McConnell (81-2) offers this more schematic outline of the epic:

“Part One

1. Kriemhild’s self-imposed exile in Worms due to her fear of leit [sorrow] caused by love.

2. Marriage to Siegfried and removal from Worms. Integration into Siegfried’s world which is a threat to Burgundian power.

Kriemhild already in conflict with Worms before her departure for Xanten. . . .

3. New meeting with Burgundians. Kriemhild aware of her considerable power and stature. Intensified conflict as a result of Kriemhild’s ruthlessness. . . .

4. Catastrophe: Death of Siegfried

Part Two

1. Kriemhild’s self-imposed exile in Worms as a result of inflicted leit.

2. Marriage to Attila and removal from Worms. Integration into Attila’s world which she turns into a threat to Burgundy.

Kriemhild in conflict with Worms before and after her departure for Gran.

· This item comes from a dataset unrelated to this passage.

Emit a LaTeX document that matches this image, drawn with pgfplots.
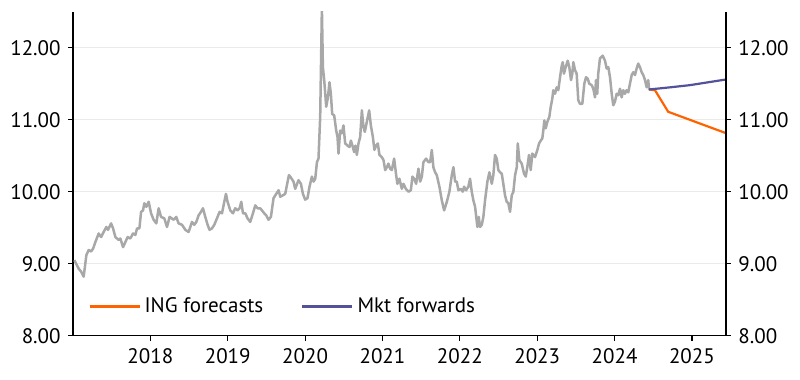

3. New meeting with Burgundians. Kriemhild prepared to use power to avenge Siegfried. Various confrontations with Hagen. . . . Kriemhild ruthless and insensitive toward all.

4. Catastrophe: Death of Kriemhild and decimation of Huns and Burgundians.”

Even in the absence of the explicit notices that disaster is coming, partway through the second half of the epic, the reader would have a sickening sense that he has been through all this before, and that it will end the second time just as it did the first time, with mayhem and appalling bloodshed.